Membangun Ketahanan Komunitas Ketahanan masyarakat dalam menghadapi bencana tidak hanya bergantung pada infrastruktur fisik, tetapi juga pada kesadaran dan partisipasi aktif masyarakat. “Kami selalu berupaya untuk melibatkan masyarakat dalam setiap kegiatan penanganan bencana, mulai dari perencanaan hingga pelaksanaan,” kata Pak Supri. Dengan melibatkan masyarakat secara aktif, desa dapat membangun ketahanan yang lebih baik dalam menghadapi bencana. Keberhasilan Argomulyo dalam pengelolaan risiko bencana tidak terlepas dari dukungan semua elemen masyarakat. Setiap warga memiliki peran penting dalam menjaga keamanan dan keselamatan lingkungan mereka.

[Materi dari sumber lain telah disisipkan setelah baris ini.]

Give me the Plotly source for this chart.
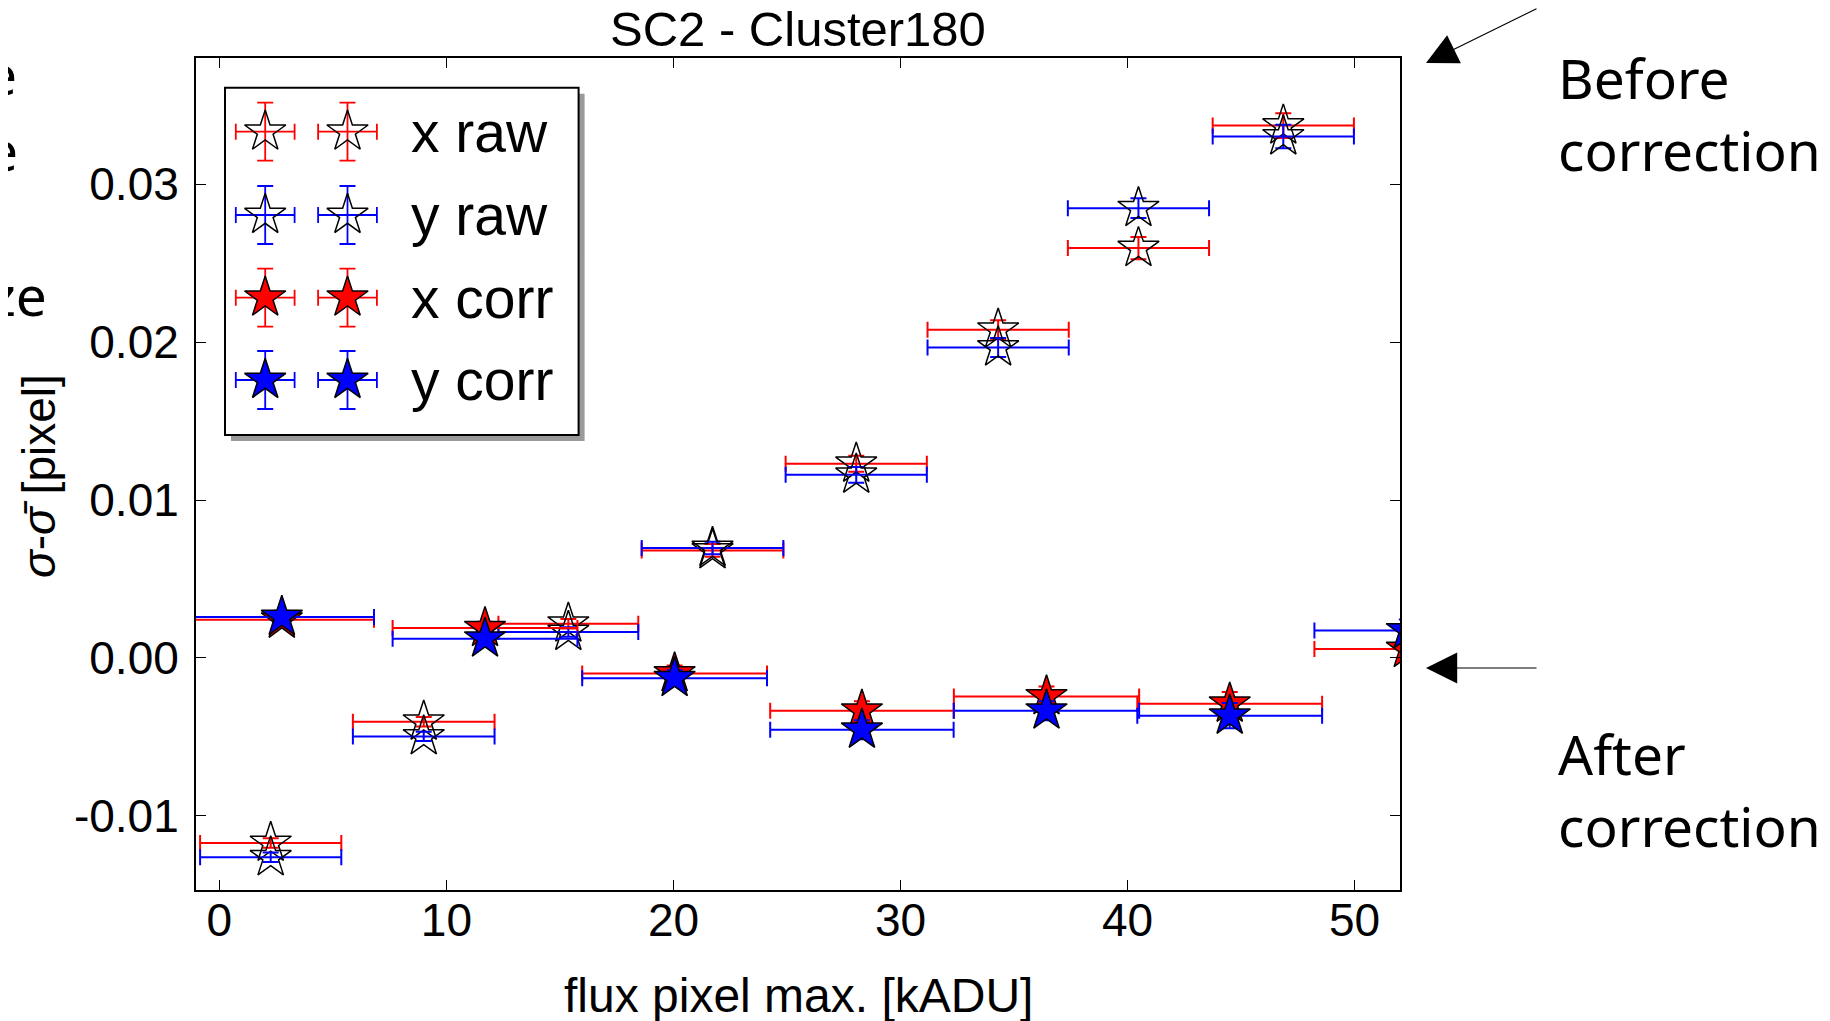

Selain itu, kerja sama dengan pihak-pihak terkait, seperti BPBD, PMI, dan lembaga swadaya masyarakat, juga menjadi kunci keberhasilan desa ini.
Argomulyo sebagai Contoh Inspiratif
Dengan berbagai pencapaian yang telah diraih, tidak heran jika Argomulyo diakui sebagai desa tangguh bencana dan salah satu yang terbaik di Indonesia. Kunjungan ini memberikan pemahaman yang lebih dalam bagi mahasiswa Magister Manajemen Bencana UGM tentang pentingnya perencanaan dan pengelolaan bencana yang efektif di tingkat desa. Melalui pengalaman di Argomulyo, mahasiswa diharapkan dapat menerapkan pembelajaran tersebut dalam perencanaan wilayah berbasis risiko bencana di masa depan.
Desa Argomulyo telah menunjukkan bahwa dengan kerja sama dan kesadaran masyarakat, tantangan bencana dapat dihadapi dengan lebih baik. Kegiatan ini juga menegaskan pentingnya pendidikan tentang pengelolaan bencana di kalangan mahasiswa. Dengan memahami bagaimana sebuah desa dapat bertransformasi menjadi desa tangguh bencana, mahasiswa diharapkan dapat menjadi agen perubahan dalam masyarakat mereka masing-masing. Di era di mana bencana semakin sering terjadi, peran serta masyarakat dalam pengurangan risiko bencana menjadi semakin krusial.